Task to carry out: The listing below begins with the first line you should copy; stop after the line containing "Chart.register(...registerables);", and drop every picture.

Data:
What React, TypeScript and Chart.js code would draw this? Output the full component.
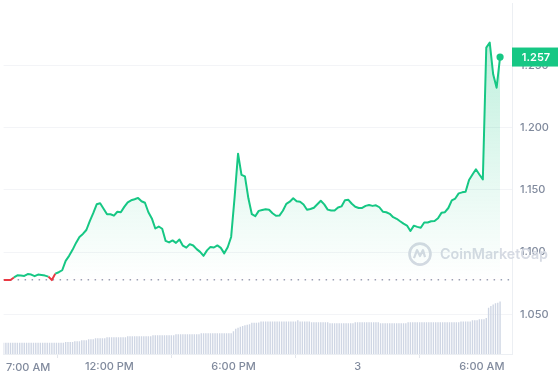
import React, { useEffect, useRef } from "react";
import { Chart, registerables } from "chart.js";

Chart.register(...registerables);

// ---- data -------------------------------------------------------------
const START_HOUR = 6.8833; // first sample, 6:53 AM (hours since midnight of day 2)
const PRICE_STEP_H = 1 / 6; // 10 minutes
const VOLUME_STEP_H = 1 / 9; // ~6.7 minutes
const X_MAX_HOUR = 31.46;
const BASE_PRICE = 1.0777;
const LAST_PRICE_LABEL = "1.257";

const priceValues = [
  1.0776, 1.0776, 1.0776, 1.0796, 1.0813, 1.0811, 1.0808, 1.0823, 1.0819, 1.0806,
  1.0819, 1.0815, 1.0811, 1.0803, 1.0775, 1.0827, 1.0838, 1.0854, 1.093, 1.097,
  1.1018, 1.1074, 1.1122, 1.1146, 1.1178, 1.125, 1.1313, 1.1385, 1.1393, 1.1349,
  1.1305, 1.1305, 1.1293, 1.1325, 1.1321, 1.1364, 1.1401, 1.1417, 1.1425, 1.1436,
  1.1409, 1.1397, 1.1321, 1.1271, 1.119, 1.1206, 1.1188, 1.109, 1.1078, 1.1094,
  1.1074, 1.1102, 1.1052, 1.1036, 1.1064, 1.1053, 1.1024, 1.1002, 1.097, 1.1014,
  1.1042, 1.1037, 1.1054, 1.1034, 1.099, 1.1039, 1.1122, 1.1441, 1.1792, 1.1621,
  1.1609, 1.1433, 1.1305, 1.1289, 1.1332, 1.1339, 1.1345, 1.1341, 1.1313, 1.1293,
  1.1294, 1.1333, 1.1388, 1.1406, 1.1433, 1.1409, 1.1405, 1.1383, 1.1341, 1.1347,
  1.1357, 1.1385, 1.1413, 1.1384, 1.1342, 1.1335, 1.1335, 1.1359, 1.1368, 1.1417,
  1.1421, 1.1389, 1.1365, 1.1355, 1.1356, 1.1372, 1.1379, 1.1372, 1.1377, 1.1361,
  1.1325, 1.1321, 1.1308, 1.1281, 1.1268, 1.1248, 1.1229, 1.1214, 1.117, 1.1213,
  1.1203, 1.1196, 1.1238, 1.1238, 1.1248, 1.125, 1.1272, 1.1316, 1.1321, 1.1355,
  1.1417, 1.1431, 1.1473, 1.1481, 1.1485, 1.1581, 1.1625, 1.1667, 1.1625, 1.1585,
  1.2646, 1.2686, 1.2431, 1.2323, 1.257,
];

// 24h volume (millions, arbitrary scale)
const volumeValues = [
  3.2, 3.2, 3.2, 3.2, 3.2, 3.2, 3.2, 3.2, 3.2, 3.2,
  3.2, 3.2, 3.2, 3.2, 3.2, 3.2, 3.2, 3.2, 3.2, 3.2,
  3.2, 3.2, 3.2, 3.2, 3.2, 3.2, 3.2, 3.4, 3.4, 3.4,
  3.4, 3.67, 3.67, 3.67, 3.95, 3.95, 3.95, 4.24, 4.24, 4.24,
  4.52, 4.52, 4.52, 4.52, 4.52, 4.8, 4.8, 4.8, 4.8, 4.8,
  4.8, 4.8, 4.8, 4.8, 5.09, 5.09, 5.09, 5.09, 5.09, 5.09,
  5.09, 5.09, 5.09, 5.09, 5.09, 5.37, 5.37, 5.37, 5.37, 5.37,
  5.37, 5.37, 5.37, 5.37, 5.37, 5.65, 5.65, 5.65, 5.65, 5.65,
  5.65, 5.65, 5.65, 5.65, 5.65, 5.65, 5.93, 5.93, 5.93, 5.93,
  5.93, 5.93, 5.93, 5.93, 5.93, 5.93, 5.93, 5.93, 5.93, 5.93,
  6.5, 7.2, 7.5, 7.8, 8.0, 8.2, 8.35, 8.5, 8.95, 8.95,
  8.95, 9.0, 9.3, 9.3, 9.3, 9.3, 9.3, 9.3, 9.3, 9.3,
  9.3, 9.3, 9.3, 9.3, 9.3, 9.3, 9.3, 9.3, 9.6, 9.3,
  9.3, 9.3, 9.3, 9.3, 9.04, 9.04, 9.04, 9.04, 9.04, 9.04,
  9.04, 9.04, 8.76, 8.76, 8.76, 8.76, 8.76, 8.76, 8.76, 8.76,
  8.76, 8.76, 8.76, 9.04, 9.04, 9.04, 9.04, 9.04, 9.04, 9.04,
  9.04, 9.04, 9.04, 9.04, 8.76, 8.76, 8.76, 8.76, 8.76, 8.76,
  8.76, 8.76, 8.76, 8.76, 8.76, 8.76, 9.04, 9.04, 9.04, 9.04,
  9.04, 9.04, 9.04, 9.04, 9.04, 9.04, 9.04, 9.04, 9.04, 9.04,
  9.04, 9.04, 9.04, 9.04, 9.04, 9.04, 9.04, 9.04, 9.04, 9.3,
  9.3, 9.3, 9.3, 9.3, 9.6, 9.6, 9.6, 9.9, 9.9, 9.9,
  10.3, 13.2, 13.7, 14.1, 14.5, 14.65, 15.0,
];
const VOLUME_AXIS_MAX = 100;

const xTickHours = [7, 12, 18, 24, 30];
const xTickLabels = ["7:00 AM", "12:00 PM", "6:00 PM", "3", "6:00 AM"];
const yTickValues = [1.05, 1.1, 1.15, 1.2, 1.25];
const Y_MIN = 1.018;
const Y_MAX = 1.3;

const GREEN = "#16c784";
const RED = "#ea3943";
const AXIS_TEXT = "#808a9d";
const FONT = "Inter, 'DejaVu Sans', sans-serif";

const overlayPlugin = {
  id: "overlay",
  beforeDatasetsDraw(chart: any) {
    const { ctx, chartArea, scales } = chart;
    ctx.save();
    // watermark
    const cy = scales.y.getPixelForValue(1.1);
    const cx = chartArea.right - 92;
    ctx.strokeStyle = "#d6dae3";
    ctx.lineWidth = 2.6;
    ctx.beginPath();
    ctx.arc(cx, cy + 2, 10.5, 0, Math.PI * 2);
    ctx.stroke();
    ctx.lineWidth = 2.2;
    ctx.lineJoin = "round";
    ctx.beginPath();
    ctx.moveTo(cx - 6, cy + 6);
    ctx.lineTo(cx - 3, cy - 2);
    ctx.lineTo(cx, cy + 4);
    ctx.lineTo(cx + 3, cy - 2);
    ctx.lineTo(cx + 5, cy + 5);
    ctx.stroke();
    const text = "CoinMarketCap";
    ctx.font = `600 20px ${FONT}`;
    const w = ctx.measureText(text).width;
    const size = (20 * 108) / w;
    ctx.font = `600 ${size.toFixed(2)}px ${FONT}`;
    ctx.fillStyle = "#d6dae3";
    ctx.textAlign = "left";
    ctx.textBaseline = "middle";
    ctx.fillText(text, cx + 20, cy + 3);
    // baseline (open price) dotted line
    const yb = scales.y.getPixelForValue(BASE_PRICE);
    ctx.setLineDash([1.5, 5.5]);
    ctx.strokeStyle = "#9aa2b6";
    ctx.lineWidth = 1.4;
    ctx.beginPath();
    ctx.moveTo(chartArea.left, yb);
    ctx.lineTo(chartArea.right, yb);
    ctx.stroke();
    ctx.restore();
  },
  afterDraw(chart: any) {
    const { ctx, chartArea, scales } = chart;
    ctx.save();
    const last = priceValues[priceValues.length - 1];
    const y = scales.y.getPixelForValue(last);
    ctx.fillStyle = GREEN;
    ctx.fillRect(chartArea.right, y - 9.5, chart.width - chartArea.right, 19);
    ctx.fillStyle = "#ffffff";
    ctx.font = `600 11px ${FONT}`;
    ctx.textAlign = "center";
    ctx.textBaseline = "middle";
    ctx.fillText(LAST_PRICE_LABEL, (chartArea.right + chart.width) / 2 + 1, y + 0.5);
    // first x label, aligned to start of its tick
    const xs = scales.x;
    const px = xs.getPixelForValue(xTickHours[0]);
    ctx.fillStyle = AXIS_TEXT;
    ctx.font = `500 11px ${FONT}`;
    ctx.textAlign = "left";
    ctx.textBaseline = "middle";
    ctx.fillText(xTickLabels[0], Math.max(px, 1), xs.top + 14);
    ctx.restore();
  },
};

export default function App() {
  const canvasRef = useRef<HTMLCanvasElement | null>(null);

  useEffect(() => {
    document.body.style.margin = "0";
    const canvas = canvasRef.current;
    if (!canvas) return;

    const lineData = priceValues.map((v, i) => ({ x: START_HOUR + i * PRICE_STEP_H, y: v }));
    const volData = volumeValues.map((v, i) => ({ x: START_HOUR + i * VOLUME_STEP_H, y: v }));
    const lastIdx = priceValues.length - 1;

    const chart = new Chart(canvas, {
      type: "line",
      data: {
        datasets: [
          {
            type: "line",
            data: lineData,
            yAxisID: "y",
            order: 0,
            borderColor: GREEN,
            borderWidth: 2,
            borderJoinStyle: "round",
            tension: 0,
            pointRadius: (c: any) => (c.dataIndex === lastIdx ? 3.6 : 0),
            pointHoverRadius: 0,
            pointBackgroundColor: GREEN,
            pointBorderWidth: 0,
            segment: {
              borderColor: (c: any) =>
                c.p0.parsed.y < BASE_PRICE || c.p1.parsed.y < BASE_PRICE ? RED : undefined,
            },
            backgroundColor: (c: any) => {
              const ch = c.chart;
              const { chartArea, scales } = ch;
              if (!chartArea || !scales.y) return "rgba(22,199,132,0.15)";
              const top = scales.y.getPixelForValue(1.27);
              const bot = scales.y.getPixelForValue(BASE_PRICE);
              const g = ch.ctx.createLinearGradient(0, top, 0, bot);
              g.addColorStop(0, "rgba(22,199,132,0.28)");
              g.addColorStop(0.6, "rgba(22,199,132,0.10)");
              g.addColorStop(1, "rgba(22,199,132,0.0)");
              return g;
            },
            fill: { target: { value: BASE_PRICE }, below: "rgba(234,57,67,0.08)" },
          } as any,
          {
            type: "bar",
            data: volData,
            yAxisID: "yv",
            order: 1,
            backgroundColor: "#cfd6e4",
            barPercentage: 0.6,
            categoryPercentage: 1,
          } as any,
        ],
      },
      options: {
        animation: false,
        responsive: false,
        maintainAspectRatio: false,
        events: [],
        layout: { padding: 0 },
        plugins: { legend: { display: false }, tooltip: { enabled: false } },
        scales: {
          x: {
            type: "linear",
            min: START_HOUR,
            max: X_MAX_HOUR,
            offset: false,
            afterBuildTicks: (s: any) => {
              s.ticks = xTickHours.map((v) => ({ value: v }));
            },
            afterFit: (s: any) => {
              s.height = 26;
              s.paddingLeft = 0;
              s.paddingRight = 0;
            },
            ticks: {
              autoSkip: false,
              maxRotation: 0,
              color: AXIS_TEXT,
              font: { family: FONT, size: 11, weight: "500" },
              padding: 2,
              callback: (_v: any, i: number) => (i === 0 ? "" : xTickLabels[i]),
            },
            grid: {
              drawOnChartArea: false,
              drawTicks: true,
              tickLength: 4,
              tickColor: "#e3e6ec",
            },
            border: { display: true, color: "#eceff3" },
          },
          y: {
            type: "linear",
            position: "right",
            min: Y_MIN,
            max: Y_MAX,
            afterBuildTicks: (s: any) => {
              s.ticks = yTickValues.map((v) => ({ value: v }));
            },
            afterFit: (s: any) => {
              s.width = 46;
              s.paddingTop = 0;
              s.paddingBottom = 0;
            },
            ticks: {
              color: AXIS_TEXT,
              font: { family: FONT, size: 11, weight: "500" },
              padding: 8,
              callback: (v: any) => Number(v).toFixed(3),
            },
            grid: { color: "#f3f4f7", drawTicks: false },
            border: { display: true, color: "#eceff3" },
          },
          yv: {
            type: "linear",
            display: false,
            min: 0,
            max: VOLUME_AXIS_MAX,
          },
        },
      } as any,
      plugins: [overlayPlugin],
    });

    return () => chart.destroy();
  }, []);

  return (
    <div style={{ width: 558, height: 380, position: "relative", background: "#fff" }}>
      <canvas ref={canvasRef} width={558} height={380} style={{ display: "block" }} />
    </div>
  );
}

Written response:
What React, TypeScript and Chart.js code would draw this? Output the full component.
import React, { useEffect, useRef } from "react";
import { Chart, registerables } from "chart.js";

Chart.register(...registerables);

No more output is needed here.